I didn't work for 3 months after our son was born, so I didn't really have a routine. No routine was freeing - it allowed me to grieve all day long if I needed to. Getting back to the routine of work was hard, and I am still not settled in, but routine is helpful to structure your time. Sometimes the lack of structure can exacerbate the depression. So lean on routine if that is what is getting you by.

I do appreciate the disinterest in life and the uselessness of it all, especially the mundane in our routines. It does get a little less weighty.

Regarding "how are you doing?" my answer for the last year has been "I am doing okay". Maybe not the best grammar, but then I wasn't claiming to be better than I was and it was also all that most people wanted to hear. It worked for me.

And, I hate to say it, but I think we all do lose our minds. And I don't think we ever find the old one that we lost, and when the new one is installed it is like having slightly the wrong version of Windows. You don't remember simple thing, you do remember heavy things, you process through the eyes of loss. Maybe 20 years will give us more balance. Maybe not.

SWH said...

I typically say "ok" to the how are you question. I think i say it with a leading intonation so that I'm almost begging for people to really ask how i'm doing, but they don't.

I once had someone say "Only OK?". It made me want to scream. Ok wasn't good enough.

I still often feel like I'm going through the motion. I think that as time goes on your brain will process things in a way that is best for you.

hugs

kate said...

I agree with what everyone else said. It sounds to me like you are doing, yes 'fine', for a grieving mom. I do think also that there is the edge of sanity and that we occasionally feel that edge in our grief. It is a very scary thing to feel.

It is okay to be numb, it is okay to cry, it is okay not to cry. What works for you, is what is okay. You do what you need to, to get you through the day. And slowly your life will find a balance again, but it is very hard and it takes time. Thinking of you....


Sarah -- heh, someone said something like that to me a WEEK after Nicolas died. (It was in french, but that was the gist of it -- 'only OK?'). I looked at her like she was a crazy fuck, which apparently she was. She knew all about him, too, she had no excuse.

msfitzita said...

I felt so much like this at your stage in the process. You're not crazy and you're not going crazy. Trust me.

I think the thing is, you're totally numb for a long time (even though you may not realize it) and when that protective coating starts to wear off you start wondering how on earth you've been surviving - and how you can continue to survive. Your brain starts to let the reality reallyseep in and it's a terrifying one.
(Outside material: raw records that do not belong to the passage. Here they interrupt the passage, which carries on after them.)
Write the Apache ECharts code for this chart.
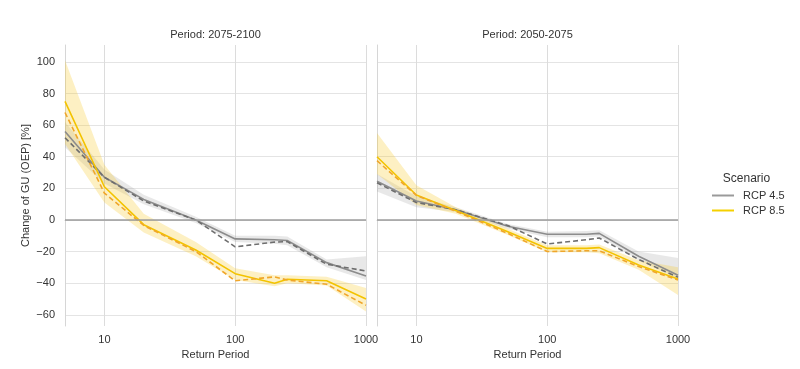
<!DOCTYPE html>
<html>
<head>
<meta charset="utf-8">
<script src="https://cdn.jsdelivr.net/npm/echarts@6/dist/echarts.min.js"></script>
<style>
html,body{margin:0;padding:0;background:#fff;}
#c{width:800px;height:369px;}
</style>
</head>
<body>
<div id="c"></div>
<script>
const returnPeriods = [5, 10, 20, 50, 100, 200, 250, 500, 1000];
const panelTitles = ['Period: 2075-2100', 'Period: 2050-2075'];
const scenarios = ['RCP 4.5', 'RCP 8.5'];

// Panel A: 2075-2100
const rcp45MeanA = [56, 27, 13, 0, -12, -12.5, -13, -27, -35.5];
const rcp45DashA = [52, 27, 12, 0, -17, -14, -13.7, -28, -32.3];
const rcp45LowA  = [46, 23, 10, -2, -14, -15, -16, -30, -38];
const rcp45UpA   = [62, 32, 16, 2, -10, -10, -10.5, -25, -23];
const rcp85MeanA = [75, 21, -3, -19, -34, -40, -37.5, -38.5, -50];
const rcp85DashA = [68, 17, -3.5, -20, -38.5, -36, -38, -40.7, -54];
const rcp85LowA  = [48, 11, -8, -23, -38, -42, -40, -41.5, -58];
const rcp85UpA   = [101, 35, 4, -14, -30.5, -35, -35, -36, -43];

// Panel B: 2050-2075
const rcp45MeanB = [24.5, 12, 6.5, -4, -9, -9, -8.5, -23, -35];
const rcp45DashB = [23.5, 11, 6.5, -3.5, -15.2, -12.5, -11.4, -25, -36.3];
const rcp45LowB  = [18, 8, 5, -5.5, -11, -11, -10.5, -25.5, -37];
const rcp45UpB   = [29, 15, 8, -2.5, -7.5, -7, -6.5, -20, -24];
const rcp85MeanB = [40, 15.8, 6, -7.5, -18, -18, -17.5, -28.5, -37.3];
const rcp85DashB = [37.5, 15.5, 5.5, -8.5, -20, -19.5, -19.5, -29.5, -38];
const rcp85LowB  = [29, 9.5, 4, -9.5, -20.5, -20.5, -21, -31.5, -47.5];
const rcp85UpB   = [55, 22, 8, -5.5, -16, -16, -15.5, -25.5, -30];

const yTicks = [-60, -40, -20, 0, 20, 40, 60, 80, 100];

const GREY = '#8c8c8c', GREY_D = '#6e6e6e';
const YEL = '#f3c300', YEL_D = '#f0a62a';
const GREY_BAND = 'rgba(150,150,150,0.22)';
const YEL_BAND = 'rgba(247,200,40,0.28)';

const pairs = (ys) => returnPeriods.map((x, i) => [x, ys[i]]);

function band(idx, lo, up, color) {
  return {
    type: 'custom', xAxisIndex: idx, yAxisIndex: idx, silent: true, z: 1,
    data: returnPeriods.map((x, i) => [x, lo[i], up[i]]),
    encode: { x: 0, y: [1, 2] },
    renderItem: function (params, api) {
      if (params.dataIndex !== 0) return;
      const top = [], bot = [];
      for (let i = 0; i < returnPeriods.length; i++) {
        top.push(api.coord([returnPeriods[i], up[i]]));
        bot.push(api.coord([returnPeriods[i], lo[i]]));
      }
      return { type: 'polygon', shape: { points: top.concat(bot.reverse()) }, style: { fill: color } };
    }
  };
}
function line(idx, name, ys, color, dashed, z) {
  return { type: 'line', name: name, xAxisIndex: idx, yAxisIndex: idx, data: pairs(ys), symbol: 'none',
    lineStyle: { color: color, width: 1.6, type: dashed ? [5, 3] : 'solid' }, itemStyle: { color: color }, z: z, silent: true };
}

const panels = [
  { m45: rcp45MeanA, d45: rcp45DashA, l45: rcp45LowA, u45: rcp45UpA, m85: rcp85MeanA, d85: rcp85DashA, l85: rcp85LowA, u85: rcp85UpA },
  { m45: rcp45MeanB, d45: rcp45DashB, l45: rcp45LowB, u45: rcp45UpB, m85: rcp85MeanB, d85: rcp85DashB, l85: rcp85LowB, u85: rcp85UpB }
];

const series = [];
panels.forEach((p, i) => {
  series.push(band(i, p.l45, p.u45, GREY_BAND));
  series.push(band(i, p.l85, p.u85, YEL_BAND));
  const zeroLine = line(i, 'zero_' + i, p.m45.map(() => null), GREY, false, 2);
  zeroLine.markLine = { silent: true, symbol: 'none', label: { show: false },
    lineStyle: { color: '#9d9d9d', width: 1.5, type: 'solid' }, data: [{ yAxis: 0 }] };
  series.push(zeroLine);
  series.push(line(i, scenarios[0], p.m45, GREY, false, 3));
  series.push(line(i, 'dash45_' + i, p.d45, GREY_D, true, 3));
  series.push(line(i, scenarios[1], p.m85, YEL, false, 4));
  series.push(line(i, 'dash85_' + i, p.d85, YEL_D, true, 4));
});

const font = 'Liberation Sans, Arial, sans-serif';
const grids = [
  { left: 65, top: 45, width: 301, height: 281 },
  { left: 377, top: 45, width: 301, height: 281 }
];

const xAxes = grids.map((g, i) => ({
  type: 'log', logBase: 10, gridIndex: i, min: 5, max: 1000,
  name: 'Return Period', nameLocation: 'middle', nameGap: 21,
  nameTextStyle: { color: '#333', fontSize: 11, fontFamily: font },
  axisLine: { show: true, lineStyle: { color: '#d6d6d6', width: 1 } },
  axisTick: { show: false },
  axisLabel: { color: '#333', fontSize: 11, fontFamily: font, margin: 8, showMinLabel: false,
    formatter: (v) => String(Math.round(v)) },
  splitLine: { show: true, showMinLine: false, lineStyle: { color: '#dcdcdc', width: 1 } },
  minorTick: { show: false }, minorSplitLine: { show: false }
}));

const yAxes = grids.map((g, i) => ({
  type: 'value', gridIndex: i, min: -67.1, max: 110.7, splitNumber: 9, minInterval: 20, maxInterval: 20,
  name: i === 0 ? 'Change of GU (OEP) [%]' : '', nameLocation: 'middle', nameGap: 34,
  nameTextStyle: { color: '#333', fontSize: 11, fontFamily: font },
  axisLine: { show: true, lineStyle: { color: '#d6d6d6', width: 1 } },
  axisTick: { show: false },
  axisLabel: { show: i === 0, color: '#333', fontSize: 11, fontFamily: font, margin: 10,
    showMinLabel: false, showMaxLabel: false,
    formatter: (v) => (yTicks.indexOf(v) >= 0 ? String(v).replace('-', '\u2212') : '') },
  splitLine: { show: true, showMinLine: false, showMaxLine: false, lineStyle: { color: '#e4e4e4', width: 1 } }
}));

const option = {
  animation: false,
  backgroundColor: '#fff',
  textStyle: { fontFamily: font },
  title: [
    { text: panelTitles[0], left: 210.5, top: 24, textAlign: 'center',
      textStyle: { fontSize: 11, fontWeight: 'normal', color: '#333', fontFamily: font } },
    { text: panelTitles[1], left: 522.5, top: 24, textAlign: 'center',
      textStyle: { fontSize: 11, fontWeight: 'normal', color: '#333', fontFamily: font } },
    { text: 'Scenario', left: 741.5, top: 168, textAlign: 'center',
      textStyle: { fontSize: 12, fontWeight: 'normal', color: '#333', fontFamily: font } }
  ],
  legend: {
    orient: 'vertical', left: 707, top: 185, itemWidth: 22, itemHeight: 2, itemGap: 4,
    data: [
      { name: scenarios[0], icon: 'rect', itemStyle: { color: '#9a9a9a' } },
      { name: scenarios[1], icon: 'rect', itemStyle: { color: '#f5d000' } }
    ],
    selectedMode: false,
    textStyle: { color: '#333', fontSize: 11, fontFamily: font, padding: [0, 0, 0, 4] }
  },
  grid: grids,
  xAxis: xAxes,
  yAxis: yAxes,
  series: series
};

const chart = echarts.init(document.getElementById('c'), null, { renderer: 'canvas' });
chart.setOption(option);
</script>
</body>
</html>
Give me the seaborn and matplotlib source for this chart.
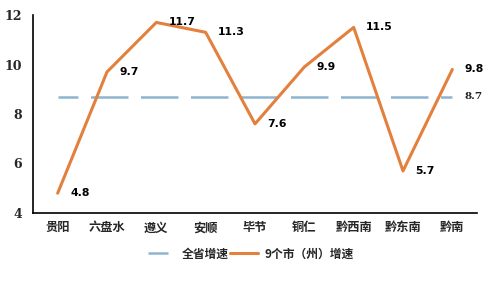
import matplotlib
matplotlib.use("Agg")
import matplotlib.pyplot as plt
import seaborn as sns
import pandas as pd

cities = ["贵阳", "六盘水", "遵义", "安顺", "毕节", "铜仁", "黔西南", "黔东南", "黔南"]
city_growth = [4.8, 9.7, 11.7, 11.3, 7.6, 9.9, 11.5, 5.7, 9.8]
province_growth = [8.7] * len(cities)
series_names = ["全省增速", "9个市（州）增速"]

sns.set_theme(style="white")
plt.rcParams['font.family'] = ['Noto Sans CJK SC', 'DejaVu Sans']

df = pd.DataFrame({"city": cities, "x": range(len(cities)),
                   "prov": province_growth, "cityg": city_growth})

fig = plt.figure(figsize=(5.01, 2.83), dpi=100)
ax = fig.add_axes([33/501, 1-213/283, (477-33)/501, (213-15)/283])

sns.lineplot(data=df, x="x", y="prov", ax=ax, color="#8DB4D0", linewidth=1.8,
             label=series_names[0])
ax.lines[-1].set_linestyle((7.0, (15.0, 5.0)))
sns.lineplot(data=df, x="x", y="cityg", ax=ax, color="#E3803D", linewidth=2.2,
             label=series_names[1])

for i, v in enumerate(city_growth):
    ax.annotate(f"{v}", (i, v), xytext=(9, 0), textcoords="offset points",
                va="center", ha="left", fontsize=7.8, fontweight="bold",
                family="DejaVu Sans", color="black")
ax.annotate(f"{province_growth[-1]}", (len(cities)-1, province_growth[-1]),
            xytext=(9, 0), textcoords="offset points", va="center", ha="left",
            fontsize=7.5, fontweight="bold", family="DejaVu Serif", color="#222222")

ax.set_xlim(-0.5, len(cities)-0.5)
ax.set_ylim(4, 12)
ax.set_yticks([4, 6, 8, 10, 12])
ax.set_xticks(range(len(cities)))
ax.set_xticklabels(cities, fontsize=8.8, fontweight="bold")
for t in ax.get_yticklabels():
    t.set_fontsize(9)
    t.set_fontweight("bold")
    t.set_family("DejaVu Serif")
ax.set_xlabel("")
ax.set_ylabel("")
ax.tick_params(axis="x", length=0, pad=6)
ax.tick_params(axis="y", length=0, pad=8)
for s in ["top", "right"]:
    ax.spines[s].set_visible(False)
for s in ["left", "bottom"]:
    ax.spines[s].set_color("black")
    ax.spines[s].set_linewidth(1.2)

ax.legend(loc="upper center", bbox_to_anchor=(0.49, -0.12), ncol=2, frameon=False,
          prop={"size": 8.5, "weight": "bold", "family": ["Noto Sans CJK SC", "DejaVu Sans"]},
          handlelength=2.4, columnspacing=0.1, handletextpad=0.5)

fig.savefig("out.png", dpi=100)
You're a new person now, and it takes a long time to get used to that person - who she is, how she reacts to things, what she can and can't handle on any given day. Give her time. You'll find out who she is and become comfortable in your own skin again. I promise.

I firmly believe it takes a lifetime of work to cope with the loss of a child, and those moments of "crazy" are part and parcel of the process.

Trust me, you're normal. And you're doing just fine.